Since February, I am doing coaching about the general topic of productivity — DM me at @theorangealt or email at artyom@artyom.me if you want to book a trial call.
This post is an index of things I am trying to teach the people I am touching in my life (coaching, friends, etc) — either by demonstrating those things by example, or by suggesting them, or by recommending posts/books, etc. Some are general principles and other aren't general enough yet, but all of these work for me.
Feel free to DM me if you want my help with any of that.
The themes I am currently exploring are:
Many problems in life affect each other. If you solve one, nothing will change perceptibly. If you solve five, suddenly you hit the tipping point and things start getting better quickly. I call them Cursed problems.
For example, let's say you go to sleep late. There are five different things (realistically more) that prevent you from going to sleep early: 1) problems at work, 2) nothing to eat at home and you have to go outside late, 3) feeling guilty about not talking to friends enough, 4) feeling unaccomplished by the end of the day, 5) being restless due to lack of physical activity. If you solve one of those, the other four will still prevent you from going to sleep, so you might spend years in a loop: you solve one thing, it doesn't do anything, you revert to the old ways, you solve a different thing, it doesn't work again, and so on. FOR YEARS.
If you want to be able to solve such problems, you have to notice and appreciate 5% improvements. Things like "Giving myself a hug lets me feel better one time in twenty." "I'll buy frozen chicken and it means I won't have to go out one night." "A friend invited me to hike and this doesn't happen often so it won't solve anything permanently but I'll go anyway." Etc.
Most of the techniques on this page are 5% improvements — at least initially.
"Don't ask forgiveness, radiate intent" is a short and great post. It stuck with me.
I don't know how exactly it works, but radiating intent — saying "I want X", etc — improves a lot of things by 5% or more.
First of all, if I keep talking about things I want, sometimes other people make them happen for me. Second, if I keep talking about things I find bad, sometimes people take notice even if they don't bother to tell me. Third, if I keep talking about things I find interesting, sometimes I make new friends this way.
Seriously, I put an idea into somebody's head, or I change something for the better by talking incessantly about it, and I only find out in half a year. Or never. (Another good thing to keep track of evidence for!)
If you can't get a task done, a nice hammer that works in at least 5–10% of the cases is doing it in public. Live-tweeting about it. Or maybe calling a friend and saying "please hold my hand while I'm making this invoice". Etc.

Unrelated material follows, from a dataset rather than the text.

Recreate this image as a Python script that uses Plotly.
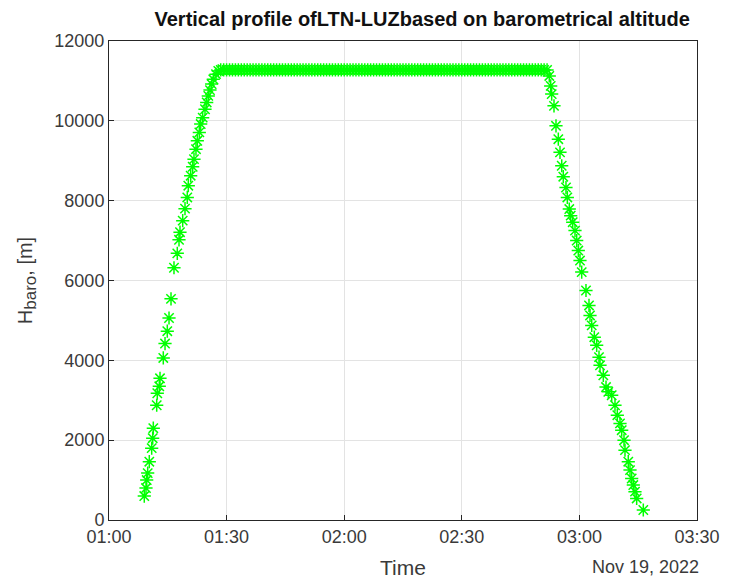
import pandas as pd
import plotly.graph_objects as go

# Minutes after 01:00 UTC and barometric altitude [m]
climb_min = [9.00, 9.44, 9.62, 9.87, 10.28, 10.89, 11.15, 11.30, 12.17, 12.32,
             12.83, 13.01, 13.85, 14.29, 14.87, 15.31, 15.82, 16.58, 17.42, 17.86,
             18.11, 18.80, 19.39, 19.97, 20.23, 20.84, 21.35, 21.68, 22.19, 22.53,
             23.04, 23.39, 23.90, 24.49, 24.92, 25.33, 25.76, 26.19, 26.61, 27.30,
             27.88]
climb_alt = [600, 800, 1000, 1175, 1460, 1800, 2050, 2300, 2875, 3175,
             3350, 3550, 4060, 4420, 4730, 5060, 5540, 6320, 6680, 7020,
             7210, 7500, 7800, 8080, 8375, 8625, 8850, 9040, 9290, 9500,
             9710, 9920, 10080, 10290, 10460, 10625, 10770, 10920, 11040, 11170,
             11250]

cruise_min = [28.50, 29.25, 30.00, 30.75, 31.50, 32.25, 33.00, 33.75, 34.50, 35.25,
              36.00, 36.75, 37.50, 38.25, 39.00, 39.75, 40.50, 41.25, 42.00, 42.75,
              43.50, 44.25, 45.00, 45.75, 46.50, 47.25, 48.00, 48.75, 49.50, 50.25,
              51.00, 51.75, 52.50, 53.25, 54.00, 54.75, 55.50, 56.25, 57.00, 57.75,
              58.50, 59.25, 60.00, 60.75, 61.50, 62.25, 63.00, 63.75, 64.50, 65.25,
              66.00, 66.75, 67.50, 68.25, 69.00, 69.75, 70.50, 71.25, 72.00, 72.75,
              73.50, 74.25, 75.00, 75.75, 76.50, 77.25, 78.00, 78.75, 79.50, 80.25,
              81.00, 81.75, 82.50, 83.25, 84.00, 84.75, 85.50, 86.25, 87.00, 87.75,
              88.50, 89.25, 90.00, 90.75, 91.50, 92.25, 93.00, 93.75, 94.50, 95.25,
              96.00, 96.75, 97.50, 98.25, 99.00, 99.75, 100.50, 101.25, 102.00, 102.75,
              103.50, 104.25, 105.00, 105.75, 106.50, 107.25, 108.00, 108.75, 109.50, 110.25,
              111.00, 111.75]
cruise_alt = [11275] * len(cruise_min)

descent_min = [112.32, 112.68, 112.93, 113.52, 114.03, 114.62, 115.05, 115.49, 115.89, 116.58,
               116.92, 117.42, 117.78, 118.29, 118.88, 119.31, 119.72, 120.15, 120.59, 121.68,
               122.45, 122.71, 123.14, 123.80, 124.41, 125.00, 125.26, 126.10, 126.79, 127.37,
               128.24, 129.08, 129.67, 130.36, 130.79, 131.38, 131.63, 132.47, 132.91, 133.34,
               133.75, 134.18, 134.61, 136.30]
descent_alt = [11125, 10875, 10670, 10375, 9875, 9540, 9210, 8875, 8600, 8330,
               8080, 7790, 7625, 7460, 7250, 7000, 6750, 6500, 6210, 5750,
               5375, 5125, 4875, 4580, 4375, 4080, 3875, 3625, 3330, 3210,
               3125, 2875, 2625, 2420, 2250, 2000, 1750, 1460, 1250, 1040,
               875, 710, 540, 250]

base = pd.Timestamp("2022-11-19 01:00:00")
minutes = climb_min + cruise_min + descent_min
alt = climb_alt + cruise_alt + descent_alt
times = base + pd.to_timedelta(minutes, unit="m")

axis_color = "#262626"
label_color = "#3a3a3a"
font_family = "Liberation Sans, Arial, Helvetica, sans-serif"

fig = go.Figure()
fig.add_trace(go.Scatter(
    x=times, y=alt, mode="markers",
    marker=dict(symbol="asterisk-open", size=11, color="#00ff00",
                line=dict(color="#00ee00", width=1.5)),
    showlegend=False,
))

fig.update_layout(
    width=738, height=579,
    margin=dict(l=109, r=41, t=41, b=59),
    paper_bgcolor="white", plot_bgcolor="white",
    font=dict(family=font_family, color=label_color, size=18),
    title=dict(text="<b>Vertical profile ofLTN-LUZbased on barometrical altitude</b>",
               x=0.572, xanchor="center", y=0.967, yanchor="middle",
               font=dict(size=20, color="#111111")),
    xaxis=dict(
        range=[pd.Timestamp("2022-11-19 01:00:00"), pd.Timestamp("2022-11-19 03:30:00")],
        tickformat="%H:%M", dtick=1800000,
        tick0=pd.Timestamp("2022-11-19 01:00:00"),
        showgrid=True, gridcolor="#e3e3e3", gridwidth=1,
        showline=True, linecolor=axis_color, linewidth=1, mirror=True,
        ticks="inside", ticklen=5, tickcolor=axis_color,
        zeroline=False, tickfont=dict(size=18, color=label_color),
        automargin=False,
        title=dict(text="Time", font=dict(size=21, color=label_color), standoff=14),
    ),
    yaxis=dict(
        range=[0, 12000], dtick=2000, tickformat="d",
        showgrid=True, gridcolor="#e3e3e3", gridwidth=1,
        showline=True, linecolor=axis_color, linewidth=1, mirror=True,
        ticks="inside", ticklen=5, tickcolor=axis_color,
        zeroline=False, tickfont=dict(size=18, color=label_color),
        automargin=False,
        title=dict(text="H<sub><span style=\"font-size:17px\">baro</span></sub>, [m]",
                   font=dict(size=20, color=label_color), standoff=16),
    ),
    annotations=[dict(
        text="Nov 19, 2022", xref="paper", yref="paper",
        x=1.0, y=0, xanchor="right", yanchor="middle", yshift=-47, xshift=4,
        showarrow=False, font=dict(size=18, color=label_color),
    )],
)

fig.write_html("out.html")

I have talked about something related in the first half of Seek recognition, improve digestion.
You can spend or lose your savings, but you can't spend a relative with a great salary who's willing to host you (or loan you money interest-free) when your house burns down.
You can be at a low point in life, but it's much easier to weather when your friends and acquaintances have their shit together (ideally more together than you have).
This principle can be applied in many different ways. The most basic is "if a friend needs money to get a new skill and land a better job, giving them money will be a good investment".
Buy some Bitcoin or something else that is annoying to withdraw. Forget about it entirely. When you really need it and all other source of money (friends etc) are unavailable, you will remember about it.
Your quality of life depends on how good the people around you are. So you need to know how to improve people around you — teach them to have their shit together, to look for better jobs, to have more resources, etc.
Teaching by demonstrating things, I think, is a good way.
First of all — people might not even attempt to try a thing until you demonstrate that it's possible, so it's important to solve hard things in public even if you don't explain how exactly you did it. Secondly — if they do try the thing, having a role model for it still helps a lot.
This has implications for the workplace, but also in personal life. E.g. the bit from Marie Kondo's The Life-Changing Magic for Tidying Up, where she observes that chronically messy people start tidying up their rooms when somebody else around them does so.
I did a thread on large-scale other-improvement: "It's high time I became a prophet".
...even if they seem daunting or even if they've been stuck for a long time. This is evidence. It's a resource.
If you do that, you will be able to do many more things at the same time without losing motivation, and you will be able to work on bigger and harder projects than before. This is best done by collecting evidence and noticing whenever your belief that "I can't do anything" is contradicted. Writing things down is especially important. See The best self-improvement trick so far: a giant board.